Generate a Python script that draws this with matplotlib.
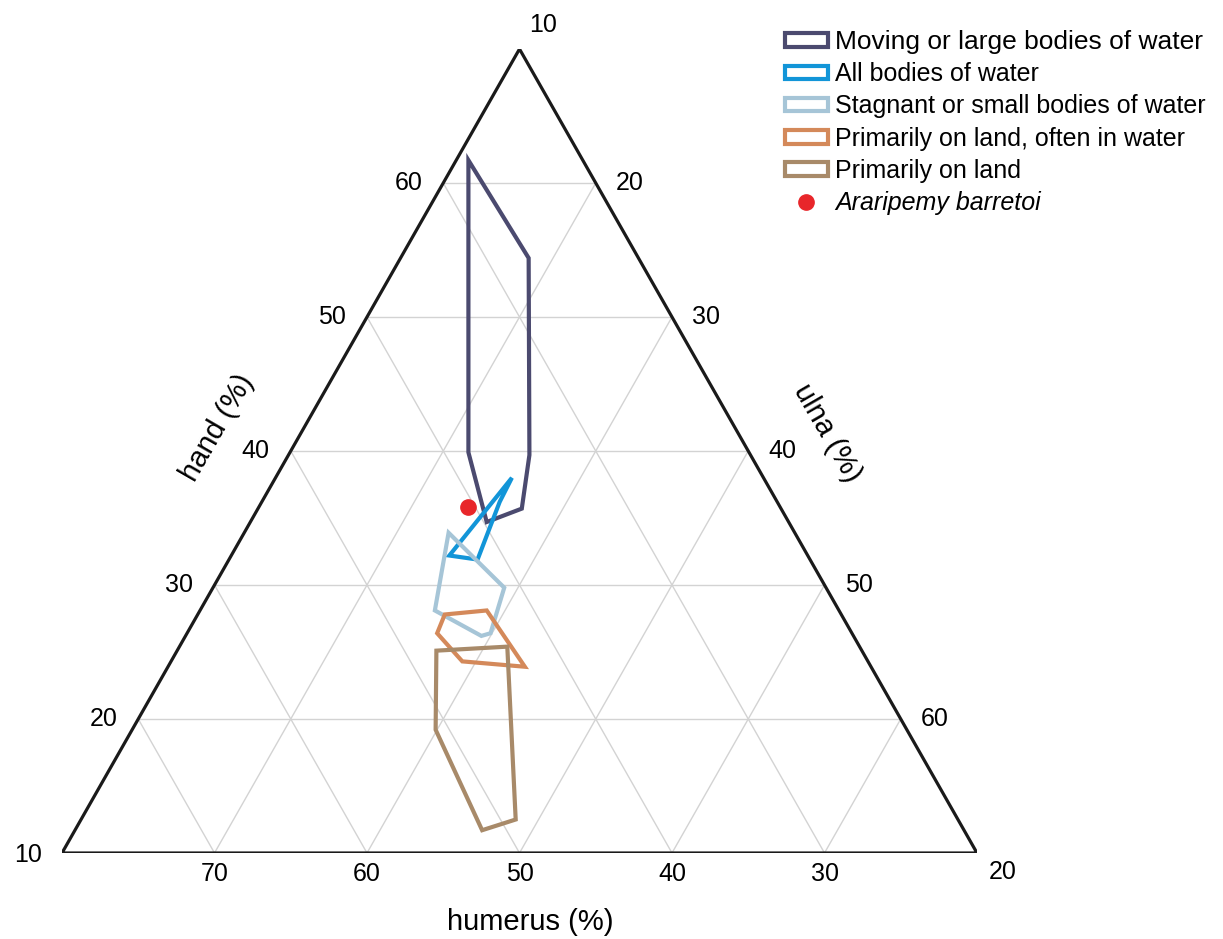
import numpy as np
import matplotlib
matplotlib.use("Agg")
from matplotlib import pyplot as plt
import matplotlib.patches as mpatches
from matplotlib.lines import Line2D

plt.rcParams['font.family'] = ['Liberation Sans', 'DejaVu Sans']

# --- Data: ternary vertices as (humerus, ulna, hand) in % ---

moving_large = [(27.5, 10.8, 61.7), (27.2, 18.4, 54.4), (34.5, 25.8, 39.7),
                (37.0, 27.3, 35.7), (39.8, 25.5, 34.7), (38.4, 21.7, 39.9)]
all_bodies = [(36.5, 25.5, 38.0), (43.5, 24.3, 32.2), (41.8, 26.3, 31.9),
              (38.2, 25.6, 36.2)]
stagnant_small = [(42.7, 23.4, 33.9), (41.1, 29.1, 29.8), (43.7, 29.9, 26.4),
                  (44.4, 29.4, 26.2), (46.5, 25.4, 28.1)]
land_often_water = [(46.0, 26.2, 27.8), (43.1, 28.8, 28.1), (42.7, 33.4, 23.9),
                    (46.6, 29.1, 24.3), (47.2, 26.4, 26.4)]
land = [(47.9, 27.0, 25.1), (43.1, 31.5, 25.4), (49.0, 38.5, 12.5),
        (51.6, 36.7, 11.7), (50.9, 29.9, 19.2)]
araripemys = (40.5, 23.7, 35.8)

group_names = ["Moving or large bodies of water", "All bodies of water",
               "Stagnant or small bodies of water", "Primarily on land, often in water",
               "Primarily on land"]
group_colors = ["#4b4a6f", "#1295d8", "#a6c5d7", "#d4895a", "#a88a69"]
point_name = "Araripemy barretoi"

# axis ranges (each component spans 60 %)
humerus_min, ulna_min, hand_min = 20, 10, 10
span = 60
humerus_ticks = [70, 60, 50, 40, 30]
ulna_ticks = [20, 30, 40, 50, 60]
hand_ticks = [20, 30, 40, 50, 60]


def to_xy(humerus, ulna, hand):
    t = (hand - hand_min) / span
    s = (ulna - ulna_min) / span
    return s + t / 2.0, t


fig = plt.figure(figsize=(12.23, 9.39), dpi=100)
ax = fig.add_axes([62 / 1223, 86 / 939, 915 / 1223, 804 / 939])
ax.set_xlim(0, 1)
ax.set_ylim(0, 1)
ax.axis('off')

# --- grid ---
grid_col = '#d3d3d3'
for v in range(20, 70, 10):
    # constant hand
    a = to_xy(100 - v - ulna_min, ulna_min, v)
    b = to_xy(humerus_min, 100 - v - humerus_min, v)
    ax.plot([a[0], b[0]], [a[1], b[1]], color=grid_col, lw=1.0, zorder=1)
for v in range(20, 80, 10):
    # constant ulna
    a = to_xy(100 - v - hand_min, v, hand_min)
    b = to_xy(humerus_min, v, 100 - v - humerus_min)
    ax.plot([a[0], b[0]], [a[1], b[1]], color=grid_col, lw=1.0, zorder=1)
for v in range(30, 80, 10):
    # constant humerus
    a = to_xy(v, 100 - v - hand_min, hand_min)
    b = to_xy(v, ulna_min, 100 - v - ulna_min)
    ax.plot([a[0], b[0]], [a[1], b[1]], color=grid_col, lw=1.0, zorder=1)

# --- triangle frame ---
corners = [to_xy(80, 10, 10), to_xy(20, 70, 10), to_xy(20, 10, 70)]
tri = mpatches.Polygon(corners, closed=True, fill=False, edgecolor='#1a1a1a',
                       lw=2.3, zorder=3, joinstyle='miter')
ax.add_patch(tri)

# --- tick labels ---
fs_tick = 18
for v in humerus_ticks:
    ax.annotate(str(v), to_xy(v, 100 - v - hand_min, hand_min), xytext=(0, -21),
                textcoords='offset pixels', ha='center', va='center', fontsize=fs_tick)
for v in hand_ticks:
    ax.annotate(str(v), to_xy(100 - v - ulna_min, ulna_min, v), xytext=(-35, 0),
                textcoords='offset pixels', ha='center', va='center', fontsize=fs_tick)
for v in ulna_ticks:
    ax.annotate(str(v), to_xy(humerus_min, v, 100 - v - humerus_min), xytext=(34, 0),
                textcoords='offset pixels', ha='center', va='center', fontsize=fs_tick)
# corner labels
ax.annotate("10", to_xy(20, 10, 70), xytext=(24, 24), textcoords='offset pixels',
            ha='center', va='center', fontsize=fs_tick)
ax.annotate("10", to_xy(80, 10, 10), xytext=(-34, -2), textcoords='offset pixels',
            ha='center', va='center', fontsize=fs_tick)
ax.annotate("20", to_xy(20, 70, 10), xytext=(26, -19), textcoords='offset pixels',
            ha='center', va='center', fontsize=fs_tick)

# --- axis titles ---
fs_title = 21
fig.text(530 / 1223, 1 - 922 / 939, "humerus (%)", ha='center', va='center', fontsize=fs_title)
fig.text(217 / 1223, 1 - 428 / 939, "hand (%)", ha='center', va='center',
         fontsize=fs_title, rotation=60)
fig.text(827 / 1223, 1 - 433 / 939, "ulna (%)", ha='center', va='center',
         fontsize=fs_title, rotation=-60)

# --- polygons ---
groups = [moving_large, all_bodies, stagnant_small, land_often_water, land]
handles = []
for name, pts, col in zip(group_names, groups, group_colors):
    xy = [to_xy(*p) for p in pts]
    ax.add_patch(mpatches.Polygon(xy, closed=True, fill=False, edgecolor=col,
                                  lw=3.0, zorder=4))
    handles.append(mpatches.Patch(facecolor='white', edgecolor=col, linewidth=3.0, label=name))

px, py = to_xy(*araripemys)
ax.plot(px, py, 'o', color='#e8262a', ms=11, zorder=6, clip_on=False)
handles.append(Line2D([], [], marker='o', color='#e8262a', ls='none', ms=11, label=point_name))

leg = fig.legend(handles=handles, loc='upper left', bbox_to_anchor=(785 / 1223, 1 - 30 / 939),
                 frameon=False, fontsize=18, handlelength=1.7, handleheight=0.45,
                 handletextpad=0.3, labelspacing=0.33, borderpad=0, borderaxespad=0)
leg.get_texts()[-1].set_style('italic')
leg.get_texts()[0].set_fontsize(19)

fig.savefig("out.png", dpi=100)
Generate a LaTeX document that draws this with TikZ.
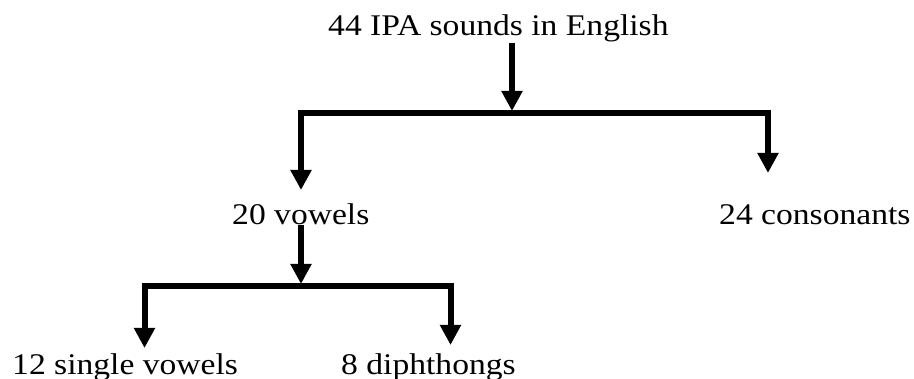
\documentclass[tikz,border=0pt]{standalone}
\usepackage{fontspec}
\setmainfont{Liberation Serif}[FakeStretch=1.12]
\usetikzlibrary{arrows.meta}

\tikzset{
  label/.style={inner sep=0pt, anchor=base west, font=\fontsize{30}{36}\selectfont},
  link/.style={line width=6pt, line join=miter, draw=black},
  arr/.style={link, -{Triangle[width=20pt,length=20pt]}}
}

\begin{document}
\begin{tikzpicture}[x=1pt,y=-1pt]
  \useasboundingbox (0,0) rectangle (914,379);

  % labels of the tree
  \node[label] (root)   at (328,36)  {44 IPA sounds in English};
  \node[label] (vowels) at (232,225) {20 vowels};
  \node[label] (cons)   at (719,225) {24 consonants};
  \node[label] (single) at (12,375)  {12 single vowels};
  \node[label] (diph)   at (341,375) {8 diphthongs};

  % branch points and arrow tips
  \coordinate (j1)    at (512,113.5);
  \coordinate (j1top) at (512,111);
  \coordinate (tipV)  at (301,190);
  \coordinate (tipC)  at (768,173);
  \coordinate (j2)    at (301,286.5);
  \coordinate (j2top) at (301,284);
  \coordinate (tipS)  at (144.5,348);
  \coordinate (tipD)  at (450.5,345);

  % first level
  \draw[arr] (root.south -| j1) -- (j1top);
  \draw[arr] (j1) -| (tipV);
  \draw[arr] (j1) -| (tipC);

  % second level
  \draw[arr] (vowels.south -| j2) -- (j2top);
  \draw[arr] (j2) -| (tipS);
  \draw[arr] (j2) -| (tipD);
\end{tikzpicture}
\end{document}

________________________________________

Transcribe each line above verbatim, with the pictures left out.

Generate a Python script that draws this with matplotlib.
import numpy as np
import matplotlib
matplotlib.use("Agg")
from matplotlib import pyplot as plt
import matplotlib.patches as mpatches
from matplotlib.lines import Line2D

plt.rcParams['font.family'] = ['Liberation Sans', 'DejaVu Sans']

# --- Data: ternary vertices as (humerus, ulna, hand) in % ---

moving_large = [(27.5, 10.8, 61.7), (27.2, 18.4, 54.4), (34.5, 25.8, 39.7),
                (37.0, 27.3, 35.7), (39.8, 25.5, 34.7), (38.4, 21.7, 39.9)]
all_bodies = [(36.5, 25.5, 38.0), (43.5, 24.3, 32.2), (41.8, 26.3, 31.9),
              (38.2, 25.6, 36.2)]
stagnant_small = [(42.7, 23.4, 33.9), (41.1, 29.1, 29.8), (43.7, 29.9, 26.4),
                  (44.4, 29.4, 26.2), (46.5, 25.4, 28.1)]
land_often_water = [(46.0, 26.2, 27.8), (43.1, 28.8, 28.1), (42.7, 33.4, 23.9),
                    (46.6, 29.1, 24.3), (47.2, 26.4, 26.4)]
land = [(47.9, 27.0, 25.1), (43.1, 31.5, 25.4), (49.0, 38.5, 12.5),
        (51.6, 36.7, 11.7), (50.9, 29.9, 19.2)]
araripemys = (40.5, 23.7, 35.8)

group_names = ["Moving or large bodies of water", "All bodies of water",
               "Stagnant or small bodies of water", "Primarily on land, often in water",
               "Primarily on land"]
group_colors = ["#4b4a6f", "#1295d8", "#a6c5d7", "#d4895a", "#a88a69"]
point_name = "Araripemy barretoi"

# axis ranges (each component spans 60 %)
humerus_min, ulna_min, hand_min = 20, 10, 10
span = 60
humerus_ticks = [70, 60, 50, 40, 30]
ulna_ticks = [20, 30, 40, 50, 60]
hand_ticks = [20, 30, 40, 50, 60]


def to_xy(humerus, ulna, hand):
    t = (hand - hand_min) / span
    s = (ulna - ulna_min) / span
    return s + t / 2.0, t


fig = plt.figure(figsize=(12.23, 9.39), dpi=100)
ax = fig.add_axes([62 / 1223, 86 / 939, 915 / 1223, 804 / 939])
ax.set_xlim(0, 1)
ax.set_ylim(0, 1)
ax.axis('off')

# --- grid ---
grid_col = '#d3d3d3'
for v in range(20, 70, 10):
    # constant hand
    a = to_xy(100 - v - ulna_min, ulna_min, v)
    b = to_xy(humerus_min, 100 - v - humerus_min, v)
    ax.plot([a[0], b[0]], [a[1], b[1]], color=grid_col, lw=1.0, zorder=1)
for v in range(20, 80, 10):
    # constant ulna
    a = to_xy(100 - v - hand_min, v, hand_min)
    b = to_xy(humerus_min, v, 100 - v - humerus_min)
    ax.plot([a[0], b[0]], [a[1], b[1]], color=grid_col, lw=1.0, zorder=1)
for v in range(30, 80, 10):
    # constant humerus
    a = to_xy(v, 100 - v - hand_min, hand_min)
    b = to_xy(v, ulna_min, 100 - v - ulna_min)
    ax.plot([a[0], b[0]], [a[1], b[1]], color=grid_col, lw=1.0, zorder=1)

# --- triangle frame ---
corners = [to_xy(80, 10, 10), to_xy(20, 70, 10), to_xy(20, 10, 70)]
tri = mpatches.Polygon(corners, closed=True, fill=False, edgecolor='#1a1a1a',
                       lw=2.3, zorder=3, joinstyle='miter')
ax.add_patch(tri)

# --- tick labels ---
fs_tick = 18
for v in humerus_ticks:
    ax.annotate(str(v), to_xy(v, 100 - v - hand_min, hand_min), xytext=(0, -21),
                textcoords='offset pixels', ha='center', va='center', fontsize=fs_tick)
for v in hand_ticks:
    ax.annotate(str(v), to_xy(100 - v - ulna_min, ulna_min, v), xytext=(-35, 0),
                textcoords='offset pixels', ha='center', va='center', fontsize=fs_tick)
for v in ulna_ticks:
    ax.annotate(str(v), to_xy(humerus_min, v, 100 - v - humerus_min), xytext=(34, 0),
                textcoords='offset pixels', ha='center', va='center', fontsize=fs_tick)
# corner labels
ax.annotate("10", to_xy(20, 10, 70), xytext=(24, 24), textcoords='offset pixels',
            ha='center', va='center', fontsize=fs_tick)
ax.annotate("10", to_xy(80, 10, 10), xytext=(-34, -2), textcoords='offset pixels',
            ha='center', va='center', fontsize=fs_tick)
ax.annotate("20", to_xy(20, 70, 10), xytext=(26, -19), textcoords='offset pixels',
            ha='center', va='center', fontsize=fs_tick)

# --- axis titles ---
fs_title = 21
fig.text(530 / 1223, 1 - 922 / 939, "humerus (%)", ha='center', va='center', fontsize=fs_title)
fig.text(217 / 1223, 1 - 428 / 939, "hand (%)", ha='center', va='center',
         fontsize=fs_title, rotation=60)
fig.text(827 / 1223, 1 - 433 / 939, "ulna (%)", ha='center', va='center',
         fontsize=fs_title, rotation=-60)

# --- polygons ---
groups = [moving_large, all_bodies, stagnant_small, land_often_water, land]
handles = []
for name, pts, col in zip(group_names, groups, group_colors):
    xy = [to_xy(*p) for p in pts]
    ax.add_patch(mpatches.Polygon(xy, closed=True, fill=False, edgecolor=col,
                                  lw=3.0, zorder=4))
    handles.append(mpatches.Patch(facecolor='white', edgecolor=col, linewidth=3.0, label=name))

px, py = to_xy(*araripemys)
ax.plot(px, py, 'o', color='#e8262a', ms=11, zorder=6, clip_on=False)
handles.append(Line2D([], [], marker='o', color='#e8262a', ls='none', ms=11, label=point_name))

leg = fig.legend(handles=handles, loc='upper left', bbox_to_anchor=(785 / 1223, 1 - 30 / 939),
                 frameon=False, fontsize=18, handlelength=1.7, handleheight=0.45,
                 handletextpad=0.3, labelspacing=0.33, borderpad=0, borderaxespad=0)
leg.get_texts()[-1].set_style('italic')
leg.get_texts()[0].set_fontsize(19)

fig.savefig("out.png", dpi=100)
Generate a LaTeX document that draws this with TikZ.
\documentclass[tikz,border=0pt]{standalone}
\usepackage{fontspec}
\setmainfont{Liberation Serif}[FakeStretch=1.12]
\usetikzlibrary{arrows.meta}

\tikzset{
  label/.style={inner sep=0pt, anchor=base west, font=\fontsize{30}{36}\selectfont},
  link/.style={line width=6pt, line join=miter, draw=black},
  arr/.style={link, -{Triangle[width=20pt,length=20pt]}}
}

\begin{document}
\begin{tikzpicture}[x=1pt,y=-1pt]
  \useasboundingbox (0,0) rectangle (914,379);

  % labels of the tree
  \node[label] (root)   at (328,36)  {44 IPA sounds in English};
  \node[label] (vowels) at (232,225) {20 vowels};
  \node[label] (cons)   at (719,225) {24 consonants};
  \node[label] (single) at (12,375)  {12 single vowels};
  \node[label] (diph)   at (341,375) {8 diphthongs};

  % branch points and arrow tips
  \coordinate (j1)    at (512,113.5);
  \coordinate (j1top) at (512,111);
  \coordinate (tipV)  at (301,190);
  \coordinate (tipC)  at (768,173);
  \coordinate (j2)    at (301,286.5);
  \coordinate (j2top) at (301,284);
  \coordinate (tipS)  at (144.5,348);
  \coordinate (tipD)  at (450.5,345);

  % first level
  \draw[arr] (root.south -| j1) -- (j1top);
  \draw[arr] (j1) -| (tipV);
  \draw[arr] (j1) -| (tipC);

  % second level
  \draw[arr] (vowels.south -| j2) -- (j2top);
  \draw[arr] (j2) -| (tipS);
  \draw[arr] (j2) -| (tipD);
\end{tikzpicture}
\end{document}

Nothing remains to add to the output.